● STATED TASK: Give the number of lines in the entries that contain "script". State only the count.
— START DATA FOR THE TASK —
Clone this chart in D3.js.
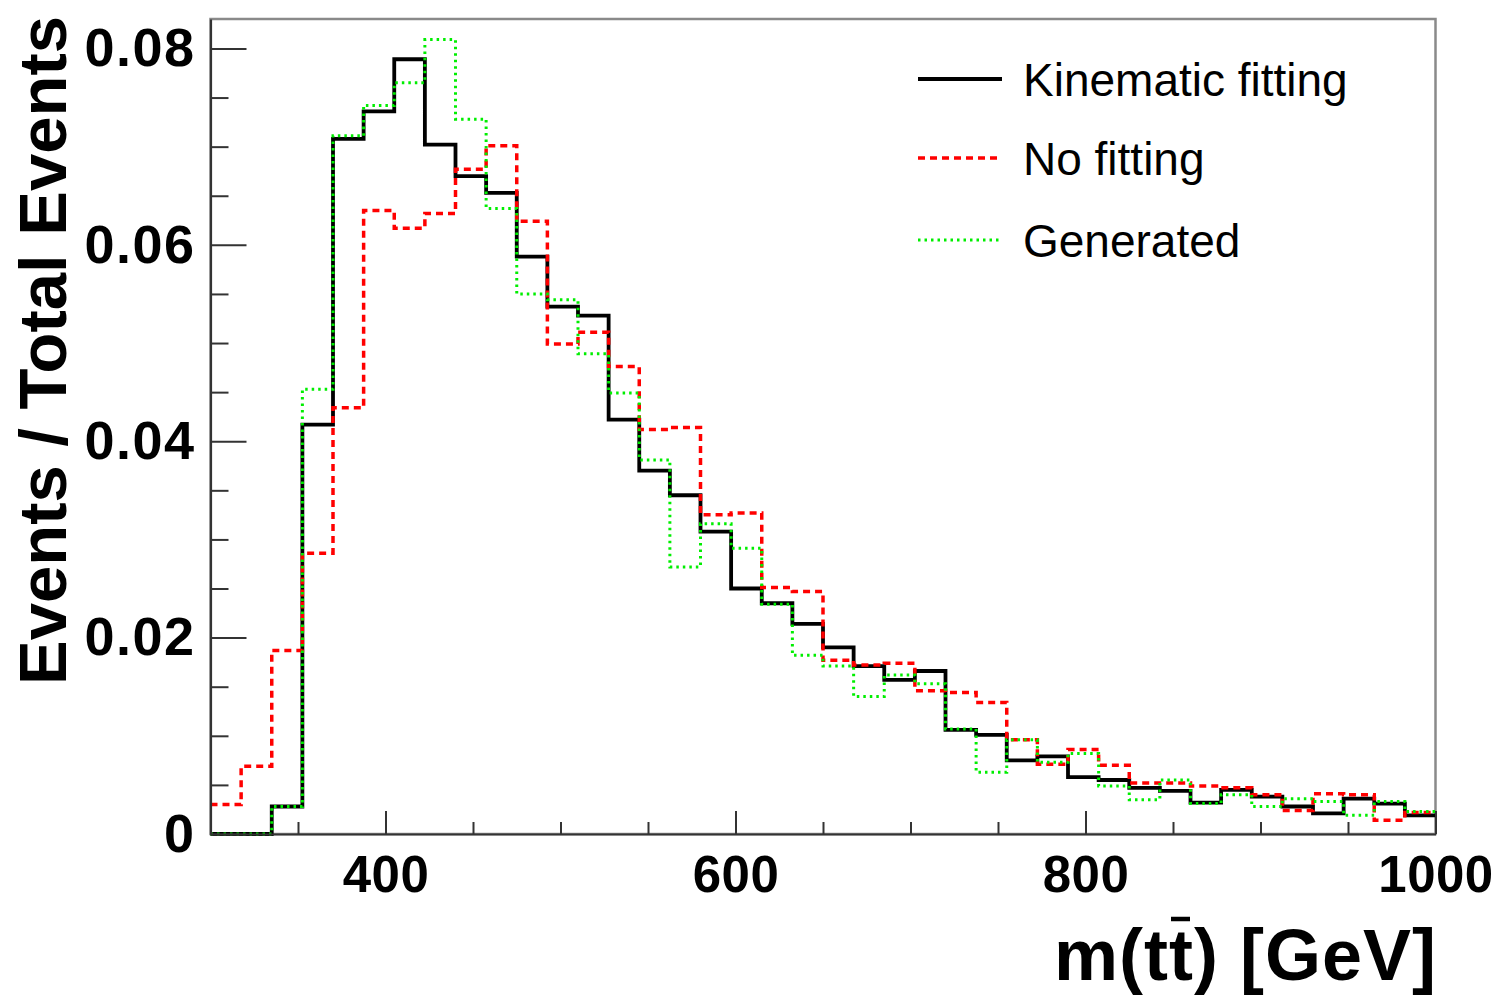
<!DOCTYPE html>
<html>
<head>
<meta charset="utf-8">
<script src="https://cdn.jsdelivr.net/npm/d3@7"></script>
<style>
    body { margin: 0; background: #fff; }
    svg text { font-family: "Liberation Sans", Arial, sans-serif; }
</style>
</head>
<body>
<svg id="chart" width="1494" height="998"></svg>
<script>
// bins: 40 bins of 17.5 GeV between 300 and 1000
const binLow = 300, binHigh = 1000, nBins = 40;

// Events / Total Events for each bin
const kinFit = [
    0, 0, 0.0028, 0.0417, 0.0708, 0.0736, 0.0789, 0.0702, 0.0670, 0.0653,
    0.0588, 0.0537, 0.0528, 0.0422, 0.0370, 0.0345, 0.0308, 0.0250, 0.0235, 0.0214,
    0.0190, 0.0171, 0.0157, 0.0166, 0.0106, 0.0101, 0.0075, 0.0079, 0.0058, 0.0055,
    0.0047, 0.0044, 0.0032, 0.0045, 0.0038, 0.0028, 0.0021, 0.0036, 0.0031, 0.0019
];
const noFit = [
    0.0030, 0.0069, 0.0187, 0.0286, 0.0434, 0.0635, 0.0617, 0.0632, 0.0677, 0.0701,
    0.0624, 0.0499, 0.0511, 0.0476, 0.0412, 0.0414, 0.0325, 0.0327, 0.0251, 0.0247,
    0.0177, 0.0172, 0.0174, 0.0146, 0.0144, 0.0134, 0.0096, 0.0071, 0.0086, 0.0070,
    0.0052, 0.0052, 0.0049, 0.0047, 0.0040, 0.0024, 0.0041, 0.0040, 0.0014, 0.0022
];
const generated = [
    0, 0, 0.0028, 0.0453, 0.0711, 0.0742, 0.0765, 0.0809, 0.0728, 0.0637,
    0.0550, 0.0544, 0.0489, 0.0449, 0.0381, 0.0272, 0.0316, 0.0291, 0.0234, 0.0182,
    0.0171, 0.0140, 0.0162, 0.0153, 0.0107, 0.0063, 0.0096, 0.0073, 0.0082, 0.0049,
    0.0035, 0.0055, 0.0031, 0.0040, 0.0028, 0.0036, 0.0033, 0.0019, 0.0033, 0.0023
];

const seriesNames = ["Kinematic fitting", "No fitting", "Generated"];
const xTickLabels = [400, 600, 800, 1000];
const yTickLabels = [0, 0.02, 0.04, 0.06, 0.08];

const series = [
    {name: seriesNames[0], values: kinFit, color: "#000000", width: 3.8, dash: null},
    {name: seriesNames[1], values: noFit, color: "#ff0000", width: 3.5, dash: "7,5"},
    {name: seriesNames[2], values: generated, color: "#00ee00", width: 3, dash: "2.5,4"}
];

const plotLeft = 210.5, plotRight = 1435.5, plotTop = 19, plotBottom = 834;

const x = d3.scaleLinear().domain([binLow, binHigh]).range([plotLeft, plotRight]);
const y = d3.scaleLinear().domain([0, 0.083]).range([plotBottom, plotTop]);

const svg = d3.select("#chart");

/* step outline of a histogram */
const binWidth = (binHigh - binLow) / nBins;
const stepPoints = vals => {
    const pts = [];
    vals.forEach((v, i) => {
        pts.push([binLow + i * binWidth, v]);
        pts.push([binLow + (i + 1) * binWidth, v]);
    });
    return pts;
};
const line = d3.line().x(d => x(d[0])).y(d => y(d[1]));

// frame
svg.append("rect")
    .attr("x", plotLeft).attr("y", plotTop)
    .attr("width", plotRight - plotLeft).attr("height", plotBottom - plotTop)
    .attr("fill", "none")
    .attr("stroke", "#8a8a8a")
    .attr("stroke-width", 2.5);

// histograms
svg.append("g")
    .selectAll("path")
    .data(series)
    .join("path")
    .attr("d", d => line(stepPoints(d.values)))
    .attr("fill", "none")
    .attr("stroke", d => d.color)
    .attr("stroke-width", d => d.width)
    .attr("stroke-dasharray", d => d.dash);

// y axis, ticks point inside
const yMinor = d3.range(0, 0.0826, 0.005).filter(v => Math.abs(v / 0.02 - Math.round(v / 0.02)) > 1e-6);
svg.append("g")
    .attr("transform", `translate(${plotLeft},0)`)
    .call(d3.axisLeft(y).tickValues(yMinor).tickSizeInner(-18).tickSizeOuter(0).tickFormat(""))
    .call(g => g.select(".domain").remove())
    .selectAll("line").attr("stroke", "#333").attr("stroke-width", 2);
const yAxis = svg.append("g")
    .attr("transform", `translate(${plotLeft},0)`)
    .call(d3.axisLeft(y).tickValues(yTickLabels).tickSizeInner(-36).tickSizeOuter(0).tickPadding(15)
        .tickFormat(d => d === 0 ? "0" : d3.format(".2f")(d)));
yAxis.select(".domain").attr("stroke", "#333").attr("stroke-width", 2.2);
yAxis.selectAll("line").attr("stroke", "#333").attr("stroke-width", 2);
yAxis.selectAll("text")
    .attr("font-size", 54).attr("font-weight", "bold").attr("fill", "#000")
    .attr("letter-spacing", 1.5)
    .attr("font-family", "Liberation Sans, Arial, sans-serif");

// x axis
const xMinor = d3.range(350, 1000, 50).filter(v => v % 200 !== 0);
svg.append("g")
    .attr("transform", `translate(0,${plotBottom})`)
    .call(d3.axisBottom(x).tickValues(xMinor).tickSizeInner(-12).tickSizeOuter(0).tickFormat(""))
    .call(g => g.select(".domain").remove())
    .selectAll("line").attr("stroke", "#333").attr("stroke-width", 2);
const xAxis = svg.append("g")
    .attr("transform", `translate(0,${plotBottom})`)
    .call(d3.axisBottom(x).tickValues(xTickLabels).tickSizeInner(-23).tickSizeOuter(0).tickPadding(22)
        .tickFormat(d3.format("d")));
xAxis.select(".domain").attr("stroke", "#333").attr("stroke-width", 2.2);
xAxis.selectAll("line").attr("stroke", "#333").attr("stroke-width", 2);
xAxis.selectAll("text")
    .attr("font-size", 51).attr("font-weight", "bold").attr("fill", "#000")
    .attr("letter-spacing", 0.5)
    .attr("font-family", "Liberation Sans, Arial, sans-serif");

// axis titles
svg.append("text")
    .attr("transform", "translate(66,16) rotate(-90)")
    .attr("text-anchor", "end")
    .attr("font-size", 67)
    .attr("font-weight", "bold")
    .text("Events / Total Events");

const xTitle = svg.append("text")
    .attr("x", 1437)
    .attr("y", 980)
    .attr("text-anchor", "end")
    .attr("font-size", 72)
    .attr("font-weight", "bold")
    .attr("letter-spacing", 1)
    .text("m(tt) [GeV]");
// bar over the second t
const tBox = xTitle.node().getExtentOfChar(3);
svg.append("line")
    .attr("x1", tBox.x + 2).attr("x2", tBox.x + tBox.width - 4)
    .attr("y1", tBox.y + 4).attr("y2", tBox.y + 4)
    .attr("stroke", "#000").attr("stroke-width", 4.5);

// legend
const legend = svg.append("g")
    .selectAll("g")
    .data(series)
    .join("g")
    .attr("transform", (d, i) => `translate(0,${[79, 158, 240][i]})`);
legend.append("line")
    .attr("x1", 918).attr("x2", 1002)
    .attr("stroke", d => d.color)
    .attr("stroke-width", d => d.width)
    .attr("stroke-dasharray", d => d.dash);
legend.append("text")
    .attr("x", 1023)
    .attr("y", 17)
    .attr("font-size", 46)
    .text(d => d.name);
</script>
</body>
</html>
— END DATA FOR THE TASK —
— START DATA FOR THE TASK —
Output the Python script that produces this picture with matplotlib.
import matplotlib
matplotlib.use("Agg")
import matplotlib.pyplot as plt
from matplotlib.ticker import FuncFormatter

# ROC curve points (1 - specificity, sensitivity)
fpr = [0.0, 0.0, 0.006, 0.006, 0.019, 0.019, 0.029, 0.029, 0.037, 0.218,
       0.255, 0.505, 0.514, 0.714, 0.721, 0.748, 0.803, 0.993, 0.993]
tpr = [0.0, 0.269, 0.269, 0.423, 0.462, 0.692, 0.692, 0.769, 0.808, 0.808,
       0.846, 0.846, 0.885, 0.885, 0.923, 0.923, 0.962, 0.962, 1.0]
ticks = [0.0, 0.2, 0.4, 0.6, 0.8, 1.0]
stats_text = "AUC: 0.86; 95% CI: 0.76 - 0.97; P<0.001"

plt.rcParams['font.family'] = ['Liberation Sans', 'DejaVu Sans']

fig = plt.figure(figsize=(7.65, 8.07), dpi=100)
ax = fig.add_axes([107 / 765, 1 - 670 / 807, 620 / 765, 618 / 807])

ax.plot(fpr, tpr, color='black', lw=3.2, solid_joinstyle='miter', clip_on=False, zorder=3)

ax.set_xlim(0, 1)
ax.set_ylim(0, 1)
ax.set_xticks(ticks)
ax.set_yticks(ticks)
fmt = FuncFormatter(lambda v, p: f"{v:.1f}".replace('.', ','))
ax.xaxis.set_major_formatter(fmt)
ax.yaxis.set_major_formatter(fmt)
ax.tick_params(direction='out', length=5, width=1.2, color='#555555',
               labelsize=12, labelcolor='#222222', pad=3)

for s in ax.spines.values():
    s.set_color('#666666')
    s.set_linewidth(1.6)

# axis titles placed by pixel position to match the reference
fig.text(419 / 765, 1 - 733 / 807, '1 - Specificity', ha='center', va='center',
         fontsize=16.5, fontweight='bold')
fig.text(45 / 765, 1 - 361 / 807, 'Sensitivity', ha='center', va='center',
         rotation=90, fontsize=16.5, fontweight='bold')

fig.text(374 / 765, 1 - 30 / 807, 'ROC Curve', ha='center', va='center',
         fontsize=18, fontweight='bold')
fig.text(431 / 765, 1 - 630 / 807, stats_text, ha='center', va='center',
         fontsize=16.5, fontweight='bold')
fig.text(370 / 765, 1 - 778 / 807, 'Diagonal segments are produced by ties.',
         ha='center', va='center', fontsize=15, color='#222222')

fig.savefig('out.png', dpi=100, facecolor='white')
— END DATA FOR THE TASK —
— START DATA FOR THE TASK —
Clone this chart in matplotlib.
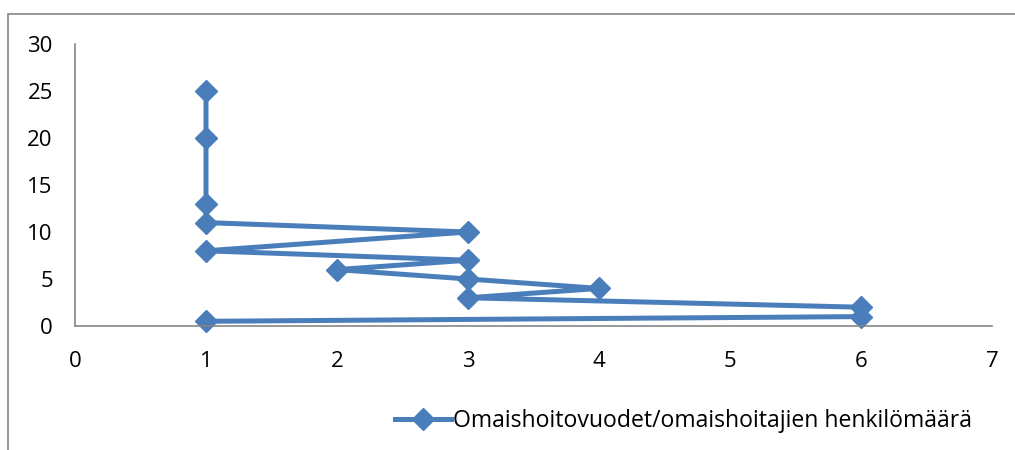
— END DATA FOR THE TASK —
● TASK OUTPUT: 4